Coordinated by the Los Angeles Black Worker Center that launched last year, the hearing was the center’s first forum representing its efforts to promote community support and advocacy for racial and economic justice. The hearing was organized by the BWC members who see workers, organized labor, and community leaders as key stakeholders in reversing the alarming statistics of black workers in Los Angeles who are either unemployed or struggle in low-paying jobs. While African Americans comprise only 9 percent of the population in Los Angeles, 30 percent of the black community toils in low-wage jobs, and another 16.5 percent remain unemployed. Though alarming, these statistics represent a compounded job crisis that exists in black Los Angeles in strong economic times and in weak cycles. Increasingly, urban economic policies and practices fail to develop quality jobs and reward practices that strip workers of family-sustaining wages, benefits, and retirements. Regulated industries such as manufacturing, which once dominated the LA landscape and were the top employers or black workers in past generations, have disappeared with globalization or in-sourced, exploitable immigrant labor. As Los Angeles works to rebuild its economic structure, it is clear the festering employment crisis in the LA black community threatens the health of all Los Angeles. Longer-term strategies and action are needed at the grassroots level of the working communities to develop innovative policies to address this crisis and, ultimately, the poverty and community instability it creates.
At the hearing, held at the historic African American Firefighters Museum near downtown Los Angeles, a group of black workers shared about their struggles with employment discrimination, finding stable work, and the impacts of poor jobs and employer exploitation on the Black family. Laborer Todd Morris, a father of five and a union member, talked about being laid off a week before Christmas, despite his exceptional dedication to his job and twenty-year construction experience. Another union member, Keith Edgehill, discussed how he hasn’t held a steady job for a full year since becoming a sheetmetal journeyman more than a decade ago. Destiny Jackson, a mother of two who was fired from her security officer job shortly before Christmas, stated that she believed her firing was due to her union activism last June. Dwayne Wyatt, a veteran city planner who holds a masters degree in regional and urban planning from UCLA, revealed that the City of Los Angeles Planning Department has never promoted him in his entire twenty-four-year career in the department.
These workers represent the growing number who have joined with the Los Angeles Black Worker Center to develop a voice for workers in the black job crisis. The center leveraged the hearing to present solutions and request that event participants support principles of fairness and dignity in the workplace. Event organizers called on participants to volunteer to work with the center to:
- Educate the local community about the challenges that black workers face;
- Work with trade unions to build support to make black working issues a priority on the workers’ rights agenda;
- Train and mentor black workers, helping them to become leaders in their occupations and unions;
- Research and educate the community on policies that create greater diversity on the job;
- Establish “know-your-rights” trainings in the community;
- Insist that local political leaders properly address the black community’s interests; and
- Advocate for transparency, representation, and accountability in public job creation.

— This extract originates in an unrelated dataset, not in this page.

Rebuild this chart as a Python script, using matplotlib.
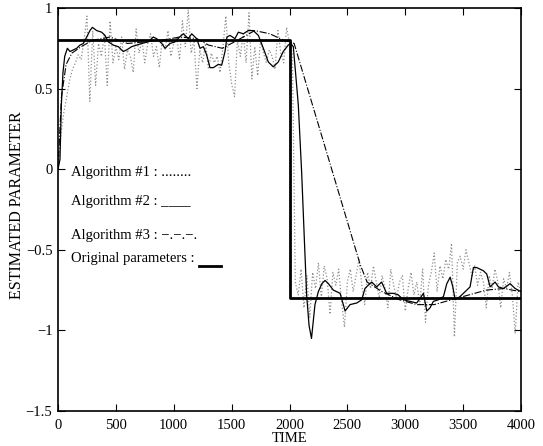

During the event, a panel of employment discrimination activists sat at a dais to offer strategic advice and discuss the challenges black workers face in finding justice. A group of lawyers also attended the hearing to help organize a legal advisory community on behalf of the Los Angeles Black Worker Center. More than forty people turned in signed pledges to offer volunteer services to the center and become advocates for black worker rights.
The event was sponsored by the UCLA Labor Center; Southern Christian Leadership Conference, Los Angeles; Legal Aid Foundation, Los Angeles; National Lawyers Guild, L.A. Chapter; Los Angeles Black Labor Construction Council; Black Alliance for Just Immigration; John M. Langston Bar Association; Black Women Lawyers of Los Angeles; American Federation of Teachers Local 1521A; AFSCME Local 3090/DC 36; and The Brotherhood Crusade.